Wat de verzekeringsarts bezwaar en beroep heeft aangevoerd, leidt niet tot twijfel aan de conclusie van de door de Raad geraadpleegde deskundige. De deskundige heeft in haar aanvullende rapport van 26 november 2018 navolgbaar gesteld dat zij bij haar oordeel over de situatie op de datum in geding ook de onderzoeksbevindingen van anderen rondom die datum heeft betrokken. De deskundige heeft terecht verwezen naar haar rapport van 30 juli 2018 waarin zij uitgebreid heeft toegelicht dat, ondanks de discrepantie die ze zelf heeft vastgesteld, ook duidelijk was dat appellante op de datum in geding chronische pijn had en daarvoor ook beperkingen gesteld kunnen worden. De deskundige heeft verder navolgbaar gesteld dat niet te plaatsen is waarom het feit dat de behandeling van de psychische klachten begin 2018 is gestaakt, van belang is voor deze beoordeling.
5. De overwegingen in 4.2 tot en met 4.5 leiden tot de conclusie dat het hoger beroep slaagt en de aangevallen uitspraak moet worden vernietigd. Het beroep zal gegrond worden verklaard en het bestreden besluit wordt eveneens vernietigd. De Raad zal bepalen dat deze uitspraak in de plaats komt van het vernietigde besluit. Met het oog op finaliteit van het geschil zal de Raad zelf voorzien en het besluit van 24 juni 2014 herroepen.
6. Aanleiding bestaat om het Uwv te veroordelen in de proceskosten van appellante.
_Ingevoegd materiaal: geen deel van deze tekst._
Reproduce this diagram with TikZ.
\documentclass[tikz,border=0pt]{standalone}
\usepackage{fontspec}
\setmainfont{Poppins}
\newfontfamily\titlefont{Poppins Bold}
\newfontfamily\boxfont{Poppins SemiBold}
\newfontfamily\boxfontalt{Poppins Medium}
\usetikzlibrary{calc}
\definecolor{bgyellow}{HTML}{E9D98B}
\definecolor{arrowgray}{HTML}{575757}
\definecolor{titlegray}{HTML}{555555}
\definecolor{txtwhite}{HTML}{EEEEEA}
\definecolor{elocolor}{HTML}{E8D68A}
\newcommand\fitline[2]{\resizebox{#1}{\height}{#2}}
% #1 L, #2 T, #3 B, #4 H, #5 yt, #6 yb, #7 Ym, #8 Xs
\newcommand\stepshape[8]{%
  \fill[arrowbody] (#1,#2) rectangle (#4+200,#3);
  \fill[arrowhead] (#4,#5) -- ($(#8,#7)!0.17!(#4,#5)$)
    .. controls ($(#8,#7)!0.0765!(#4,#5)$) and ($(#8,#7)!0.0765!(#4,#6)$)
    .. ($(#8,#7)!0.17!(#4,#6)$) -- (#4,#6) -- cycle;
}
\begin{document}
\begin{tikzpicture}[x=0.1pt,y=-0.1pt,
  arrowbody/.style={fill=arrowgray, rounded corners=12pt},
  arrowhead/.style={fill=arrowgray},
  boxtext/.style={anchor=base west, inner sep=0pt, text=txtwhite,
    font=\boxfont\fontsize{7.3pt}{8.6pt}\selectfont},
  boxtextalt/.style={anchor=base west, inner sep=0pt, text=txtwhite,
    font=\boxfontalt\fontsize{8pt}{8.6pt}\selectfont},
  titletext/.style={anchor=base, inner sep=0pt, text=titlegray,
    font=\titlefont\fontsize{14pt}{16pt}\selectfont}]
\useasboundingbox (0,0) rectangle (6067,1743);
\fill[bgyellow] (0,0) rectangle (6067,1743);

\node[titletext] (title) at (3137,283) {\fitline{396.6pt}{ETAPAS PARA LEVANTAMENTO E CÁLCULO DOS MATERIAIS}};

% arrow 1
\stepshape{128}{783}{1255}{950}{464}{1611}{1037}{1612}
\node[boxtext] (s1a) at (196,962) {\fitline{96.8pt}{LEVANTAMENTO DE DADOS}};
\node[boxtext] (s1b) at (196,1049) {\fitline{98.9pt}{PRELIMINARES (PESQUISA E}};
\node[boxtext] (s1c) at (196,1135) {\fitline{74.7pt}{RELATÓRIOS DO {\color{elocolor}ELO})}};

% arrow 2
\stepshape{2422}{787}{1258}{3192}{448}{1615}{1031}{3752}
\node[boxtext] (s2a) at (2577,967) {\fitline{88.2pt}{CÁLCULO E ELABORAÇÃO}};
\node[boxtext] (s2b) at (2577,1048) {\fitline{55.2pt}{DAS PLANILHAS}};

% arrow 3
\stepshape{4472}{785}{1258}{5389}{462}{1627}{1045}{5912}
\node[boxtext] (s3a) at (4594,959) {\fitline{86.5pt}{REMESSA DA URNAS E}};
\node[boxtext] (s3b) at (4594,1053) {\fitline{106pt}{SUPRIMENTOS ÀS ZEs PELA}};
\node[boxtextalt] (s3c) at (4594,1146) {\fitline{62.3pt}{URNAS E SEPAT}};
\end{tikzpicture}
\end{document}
Deze kosten worden begroot op € 1.024,- in beroep en op € 2.816,- in hoger beroep voor verleende rechtsbijstand.

BESLISSING

De Centrale Raad van Beroep
- vernietigt de aangevallen uitspraak;
- verklaart het beroep gegrond en vernietigt het besluit van 31 juli 2014;
- herroept het besluit van 24 juni 2014 en bepaalt dat deze uitspraak in de plaats treedt van het
vernietigde besluit;
- veroordeelt het Uwv in de proceskosten van appellante tot een bedrag van € 3.840,-;
- bepaalt dat het Uwv aan appellante het in beroep en in hoger beroep betaalde griffierecht
van in totaal € 168,- vergoedt.
Deze uitspraak is gedaan door A.T. de Kwaasteniet, in tegenwoordigheid van M.D.F. de Moor als griffier. De beslissing is uitgesproken in het openbaar op 22 mei 2019.